Who is that Masked Writer? The Disappearing Professional Journalist

Thank you Internet and social media for turning the world of media relations on its ear in the last five years. It was time for such a communications upheaval. It is creative and exhilarating.

But, this revolution has not been without consequences. And, we have seen something new emerge, which has us a little perplexed and unsure of how we should feel about it.

First, know that we are unafraid of new trends (we’ve seen quite a few come and go). You could say we are “well-seasoned.” Four Leaf is comprised of PR professionals who have all used a typewriter for work (not at a museum just to see what it feels like), can recall when a two day turnaround at a mail house was considered fast, and can tell you what a color separator used to do.

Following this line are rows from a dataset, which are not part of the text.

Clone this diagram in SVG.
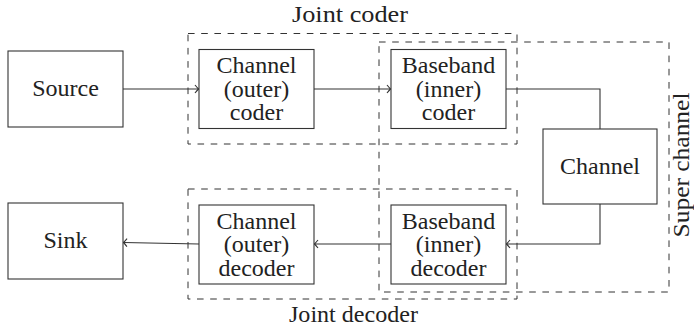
<svg xmlns="http://www.w3.org/2000/svg" width="694" height="326" viewBox="0 0 694 326">
<style>
.box{fill:#fff;stroke:#333;stroke-width:1.1}
.grp{fill:none;stroke:#333;stroke-width:1;stroke-dasharray:6.6 6.6}
.wire{fill:none;stroke:#333;stroke-width:1.1}
.t{font-family:"Times New Roman",Times,Tinos,"Liberation Serif","Noto Serif","DejaVu Serif",serif;font-size:24px;fill:#222;text-anchor:middle}
</style>
<defs>
<marker id="arr" viewBox="-6 -5 8 10" markerWidth="8" markerHeight="10" refX="0" refY="0" orient="auto" markerUnits="userSpaceOnUse">
<path d="M-3.5,-4 Q-1,-1 0,0 Q-1,1 -3.5,4" fill="none" stroke="#333" stroke-width="1.1"/>
</marker>
</defs>
<rect fill="#fff" width="694" height="326"/>
<g id="groups">
<rect id="joint-coder" class="grp" x="188" y="33.5" width="329" height="110.5"/>
<rect id="super-channel" class="grp" x="379" y="42" width="290" height="250"/>
<rect id="joint-decoder" class="grp" x="188" y="189" width="329" height="110"/>
<text class="t" x="350" y="22" textLength="116" lengthAdjust="spacingAndGlyphs">Joint coder</text>
<text class="t" x="353.5" y="322" textLength="129" lengthAdjust="spacingAndGlyphs">Joint decoder</text>
<text class="t" transform="translate(689,165) rotate(-90)" textLength="145" lengthAdjust="spacingAndGlyphs">Super channel</text>
</g>
<g id="connectors">
<path class="wire" d="M123,89 H198.5" marker-end="url(#arr)"/>
<path class="wire" d="M314,89 H390.5" marker-end="url(#arr)"/>
<path class="wire" d="M506,89 H600 V129"/>
<path class="wire" d="M600,204 V244 H506.5" marker-end="url(#arr)"/>
<path class="wire" d="M391,244 H314.5" marker-end="url(#arr)"/>
<path class="wire" d="M199,244 L123.5,242.5" marker-end="url(#arr)"/>
</g>
<g id="source">
<rect class="box" x="8" y="51" width="115" height="76"/>
<text class="t" x="65.5" y="96">Source</text>
</g>
<g id="channel-coder">
<rect class="box" x="199" y="49.5" width="115" height="79"/>
<text class="t" x="256.5" y="73">Channel</text>
<text class="t" x="256.5" y="96.5">(outer)</text>
<text class="t" x="256.5" y="120">coder</text>
</g>
<g id="baseband-coder">
<rect class="box" x="391" y="49.5" width="115" height="79"/>
<text class="t" x="448.5" y="73">Baseband</text>
<text class="t" x="448.5" y="96.5">(inner)</text>
<text class="t" x="448.5" y="120">coder</text>
</g>
<g id="channel">
<rect class="box" x="543" y="129" width="114" height="75"/>
<text class="t" x="600" y="174">Channel</text>
</g>
<g id="baseband-decoder">
<rect class="box" x="391" y="205" width="115" height="79"/>
<text class="t" x="448.5" y="228.5">Baseband</text>
<text class="t" x="448.5" y="252">(inner)</text>
<text class="t" x="448.5" y="275.5">decoder</text>
</g>
<g id="channel-decoder">
<rect class="box" x="199" y="205" width="115" height="79"/>
<text class="t" x="256.5" y="228.5">Channel</text>
<text class="t" x="256.5" y="252">(outer)</text>
<text class="t" x="256.5" y="275.5">decoder</text>
</g>
<g id="sink">
<rect class="box" x="8" y="203" width="115" height="76"/>
<text class="t" x="65.5" y="248">Sink</text>
</g>
</svg>
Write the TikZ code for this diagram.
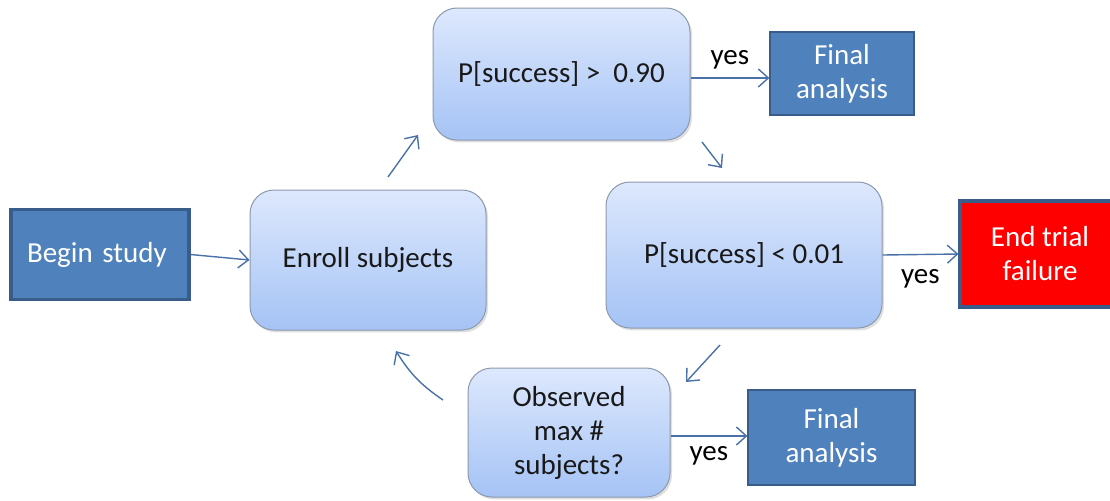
\documentclass[tikz,border=0pt]{standalone}
\usepackage{fontspec}
\setmainfont{Carlito}
\usetikzlibrary{arrows.meta,shadows}
\definecolor{boxblue}{HTML}{4F81BD}
\definecolor{boxedge}{HTML}{385D8A}
\definecolor{arrowc}{HTML}{4A72A8}
\definecolor{gtop}{HTML}{DDE8FD}
\definecolor{gbot}{HTML}{A5C3F5}
\definecolor{gedge}{HTML}{8C9AAE}
\tikzset{
  every node/.style={font=\fontsize{14.5}{17}\selectfont, align=center},
  solidbox/.style={rectangle, draw=boxedge, fill=boxblue, text=white, line width=0.6pt},
  thickbox/.style={solidbox, line width=1.6pt},
  decbox/.style={rectangle, rounded corners=12pt, draw=gedge, line width=0.5pt,
    top color=gtop, bottom color=gbot, text=black!90,
    drop shadow={shadow xshift=1pt, shadow yshift=-1.2pt, opacity=0.25}},
  conn/.style={draw=arrowc, line width=0.7pt, -{Straight Barb[length=5pt,width=9pt,line width=0.7pt]}},
  lab/.style={text=black, inner sep=1pt}
}
\begin{document}
\begin{tikzpicture}[x=0.5pt,y=-0.5pt]
\useasboundingbox (0,0) rectangle (1110,500);
\clip (0,0) rectangle (1110,500);
% nodes
\node[thickbox, minimum width=89pt, minimum height=45pt, inner xsep=8pt, text width=73pt, align=left] (begin) at (100,254.5) {Begin study};
\node[decbox, minimum width=118pt, minimum height=70pt] (enroll) at (368,260) {Enroll subjects};
\node[decbox, minimum width=128.5pt, minimum height=66pt] (top) at (561.5,74) {P[success] > \ 0.90};
\node[solidbox, minimum width=72pt, minimum height=41.5pt] (ftop) at (842,73.5) {Final\\analysis};
\node[decbox, minimum width=138pt, minimum height=73pt] (low) at (744,255) {P[success] < 0.01};
\node[thickbox, fill=red, minimum width=80pt, minimum height=53pt] (endt) at (1040,254) {End trial\\failure};
\node[decbox, minimum width=101pt, minimum height=64.5pt] (obs) at (569,432.5) {Observed\\max \#\\subjects?};
\node[solidbox, minimum width=83.5pt, minimum height=47.5pt] (fbot) at (831.5,437.5) {Final\\analysis};
% free ends of cycle arrows
\coordinate (c1) at (388,177);
\coordinate (c2) at (418,135);
\coordinate (c3) at (702,142);
\coordinate (c4) at (722,168);
\coordinate (c5) at (720,345);
\coordinate (c6) at (686,382);
\coordinate (c7) at (443,400);
\coordinate (c8) at (396,351);
% connectors
\draw[conn] (begin.east) -- (enroll.west);
\draw[conn] (top.east |- 0,78) -- (ftop.west |- 0,78) node[lab, midway, above, yshift=3pt] {yes};
\draw[conn] (low.east) -- (endt.west) node[lab, midway, below, yshift=-6pt] {yes};
\draw[conn] (obs.east |- 0,436) -- (fbot.west |- 0,436) node[lab, midway, below, yshift=-4pt] {yes};
\draw[conn] (c1) -- (c2);
\draw[conn] (c3) -- (c4);
\draw[conn] (c5) -- (c6);
\draw[conn] (c7) to[bend left=12] (c8);
\end{tikzpicture}
\end{document}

We have watched the world go from a one way street where you could only go 35 miles an hour to an information superhighway (remember that phrase?) where you have to go the speed of light just to be seen or heard.  You could say the world has grown into Audrey, the flesh-eating Venus flytrap from the Little Shop of Horrors, crying out Feed me! Yet while the world’s insatiable appetite for information, entertainment and material has grown, one little wrinkle formed: not enough people to fill the content hole.

In fact, today’s media outlets are so hungry for content that we hear more questions more than answers to our media pitches. We used to  hear, I liked the idea. Let me get back to you after I’ve talked with my editor. Today, we most often hear, Sounds great. Can you produce a 1,000 word article on that topic for us?  

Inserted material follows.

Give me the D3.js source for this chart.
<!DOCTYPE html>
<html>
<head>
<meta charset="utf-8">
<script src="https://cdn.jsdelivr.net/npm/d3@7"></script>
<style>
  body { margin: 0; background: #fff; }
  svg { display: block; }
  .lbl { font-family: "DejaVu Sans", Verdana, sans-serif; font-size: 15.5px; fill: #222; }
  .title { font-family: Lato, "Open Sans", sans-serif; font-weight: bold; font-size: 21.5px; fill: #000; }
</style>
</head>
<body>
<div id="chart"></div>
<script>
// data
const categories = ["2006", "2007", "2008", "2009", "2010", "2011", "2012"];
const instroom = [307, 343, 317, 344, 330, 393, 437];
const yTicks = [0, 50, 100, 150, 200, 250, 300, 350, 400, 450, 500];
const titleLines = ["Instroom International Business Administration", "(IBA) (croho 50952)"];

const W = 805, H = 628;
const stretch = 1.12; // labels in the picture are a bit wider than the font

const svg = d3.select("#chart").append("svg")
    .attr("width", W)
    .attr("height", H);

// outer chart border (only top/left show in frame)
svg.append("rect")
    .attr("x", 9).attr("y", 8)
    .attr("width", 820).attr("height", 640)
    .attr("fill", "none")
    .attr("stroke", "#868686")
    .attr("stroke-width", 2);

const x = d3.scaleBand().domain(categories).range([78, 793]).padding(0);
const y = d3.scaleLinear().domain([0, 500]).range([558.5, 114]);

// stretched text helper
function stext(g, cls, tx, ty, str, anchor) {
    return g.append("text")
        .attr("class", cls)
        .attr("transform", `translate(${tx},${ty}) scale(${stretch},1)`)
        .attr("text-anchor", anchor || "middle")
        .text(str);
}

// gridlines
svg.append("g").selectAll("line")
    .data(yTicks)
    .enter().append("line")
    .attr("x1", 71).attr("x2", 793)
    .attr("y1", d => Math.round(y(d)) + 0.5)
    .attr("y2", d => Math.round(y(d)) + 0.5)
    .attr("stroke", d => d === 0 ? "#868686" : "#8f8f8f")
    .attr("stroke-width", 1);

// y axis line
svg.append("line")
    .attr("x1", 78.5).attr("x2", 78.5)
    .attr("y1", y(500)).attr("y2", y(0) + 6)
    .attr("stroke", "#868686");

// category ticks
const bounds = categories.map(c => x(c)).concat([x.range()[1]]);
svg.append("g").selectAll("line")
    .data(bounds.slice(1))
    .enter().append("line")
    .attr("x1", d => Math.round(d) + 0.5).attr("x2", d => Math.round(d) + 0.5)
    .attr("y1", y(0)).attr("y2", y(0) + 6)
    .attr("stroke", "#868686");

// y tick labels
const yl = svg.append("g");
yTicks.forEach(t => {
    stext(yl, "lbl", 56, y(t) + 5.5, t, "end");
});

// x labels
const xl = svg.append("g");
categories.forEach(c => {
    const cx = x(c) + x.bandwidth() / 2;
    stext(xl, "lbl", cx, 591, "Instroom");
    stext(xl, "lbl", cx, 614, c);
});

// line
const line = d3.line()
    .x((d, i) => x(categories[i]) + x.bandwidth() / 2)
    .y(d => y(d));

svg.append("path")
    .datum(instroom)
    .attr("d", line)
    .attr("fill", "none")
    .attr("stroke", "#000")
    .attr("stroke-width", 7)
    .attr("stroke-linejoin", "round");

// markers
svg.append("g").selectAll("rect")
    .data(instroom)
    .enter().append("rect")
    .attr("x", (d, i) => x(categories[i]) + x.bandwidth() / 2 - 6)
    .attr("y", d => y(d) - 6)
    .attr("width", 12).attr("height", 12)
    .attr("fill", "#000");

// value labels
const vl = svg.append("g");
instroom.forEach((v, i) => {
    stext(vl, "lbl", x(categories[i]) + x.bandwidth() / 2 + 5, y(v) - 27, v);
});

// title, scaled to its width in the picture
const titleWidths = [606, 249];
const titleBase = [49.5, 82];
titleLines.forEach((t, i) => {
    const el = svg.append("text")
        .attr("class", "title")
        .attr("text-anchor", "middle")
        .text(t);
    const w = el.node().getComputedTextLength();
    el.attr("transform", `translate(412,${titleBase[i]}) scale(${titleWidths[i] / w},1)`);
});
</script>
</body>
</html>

But, that’s not the trend we’re noting today that has us scratching our heads. It’s this: we have seen an increasing number of “journalists” who, well, aren’t. They aren’t even close. These writers, who clearly have good backgrounds in their topic, come from anywhere: from non-media companies, from non-profits boards, from the blogosphere, from twitter (because they were prolific there?), from PR firms.

The surprising part of this is that we didn’t know they weren’t a card-carrying journalist until we did some digging. It wasn’t apparent that these were not “media people.” They were hired to write. There is a difference. Journalists aren’t supposed to have an agenda except to write an unbiased account of what happened. Writers from a non-media source can cross the opinion line.

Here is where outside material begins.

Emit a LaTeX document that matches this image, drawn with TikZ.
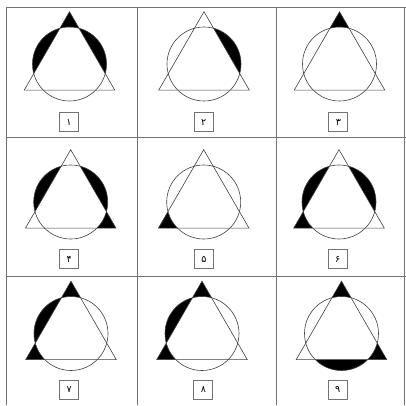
\documentclass[tikz,border=0pt]{standalone}
\usepackage{fontspec}
\newfontfamily\fa[Script=Arabic]{DejaVu Sans}
\def\Rt{52.3}
\def\rc{37}
\tikzset{
  gridline/.style={draw=black!55, line width=0.9pt},
  shapeline/.style={draw=black!75, line width=0.6pt},
  labelbox/.style={draw=black!55, line width=0.8pt, minimum size=19pt, inner sep=0pt, font=\fa\fontsize{9.5}{9.5}\selectfont}
}
% tip region near vertex at angle #1
\newcommand\tip[1]{\begin{scope}
  \clip (90:\Rt)--(210:\Rt)--(330:\Rt)--cycle;
  \clip (0,0)--(#1-60:130)--(#1:130)--(#1+60:130)--cycle;
  \fill[black, even odd rule] (0,0) circle (\rc) (-130,-130) rectangle (130,130);
\end{scope}}
% circle segment outside side with normal angle #1
\newcommand\seg[1]{\begin{scope}
  \clip (0,0) circle (\rc);
  \clip (0,0)--(#1-60:130)--(#1:130)--(#1+60:130)--cycle;
  \fill[black, even odd rule] (90:\Rt)--(210:\Rt)--(330:\Rt)--cycle (-130,-130) rectangle (130,130);
\end{scope}}
% #1 cx, #2 cy, #3 box x, #4 box y, #5 name, #6 label, #7 regions
\newcommand\cellfig[7]{%
\begin{scope}[shift={(#1,#2)}]
  #7
  \draw[shapeline] (90:\Rt)--(210:\Rt)--(330:\Rt)--cycle;
  \draw[shapeline] (0,0) circle (\rc);
\end{scope}
\node[labelbox] (#5) at (#3,#4) {#6};}
\begin{document}
\begin{tikzpicture}[x=1pt,y=1pt]
\useasboundingbox (0,0) rectangle (406,405);
\fill[white] (0,0) rectangle (406,405);
% grid
\draw[gridline] (6,398) -- (406,398);
\draw[gridline] (6,268) -- (406,268);
\draw[gridline] (6,129) -- (406,129);
\draw[gridline] (6,0) -- (6,398);
\draw[gridline] (137,0) -- (137,398);
\draw[gridline] (276,0) -- (276,398);
\draw[gridline] (404,0) -- (404,398);
% row 1
\cellfig{69.5}{341}{69}{283}{l1}{۱}{\tip{90}\seg{150}\seg{30}}
\cellfig{204}{341}{203.7}{283}{l2}{۲}{\seg{30}}
\cellfig{339.5}{341}{338.3}{283}{l3}{۳}{\tip{90}}
% row 2
\cellfig{70.7}{203}{69.2}{146}{l4}{۴}{\seg{150}\seg{30}\tip{330}}
\cellfig{203.7}{203}{204}{146}{l5}{۵}{\tip{210}}
\cellfig{339}{203}{337.7}{146}{l6}{۶}{\seg{150}\seg{30}\tip{210}}
% row 3
\cellfig{71}{71.5}{69.3}{15.5}{l7}{۷}{\tip{90}\seg{150}\tip{210}}
\cellfig{202}{71.5}{203.3}{15.5}{l8}{۸}{\tip{90}\seg{150}\tip{210}}
\cellfig{341.5}{71.5}{337.7}{15.5}{l9}{۹}{\tip{90}\seg{270}\tip{330}}
\end{tikzpicture}
\end{document}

We’ve run into writers for Forbes, CNN, Psychology Today and more who own PR firms, are book authors, or own software companies and other non-media businesses. Hiring writers from non-media sources is not uncommon. But, the fact it’s not transparent that they aren’t on the media’s payroll is what has us wondering what has happened.

Have you noticed this? What do you think of this trend? Smart and savvy? Or, dishonest and scary?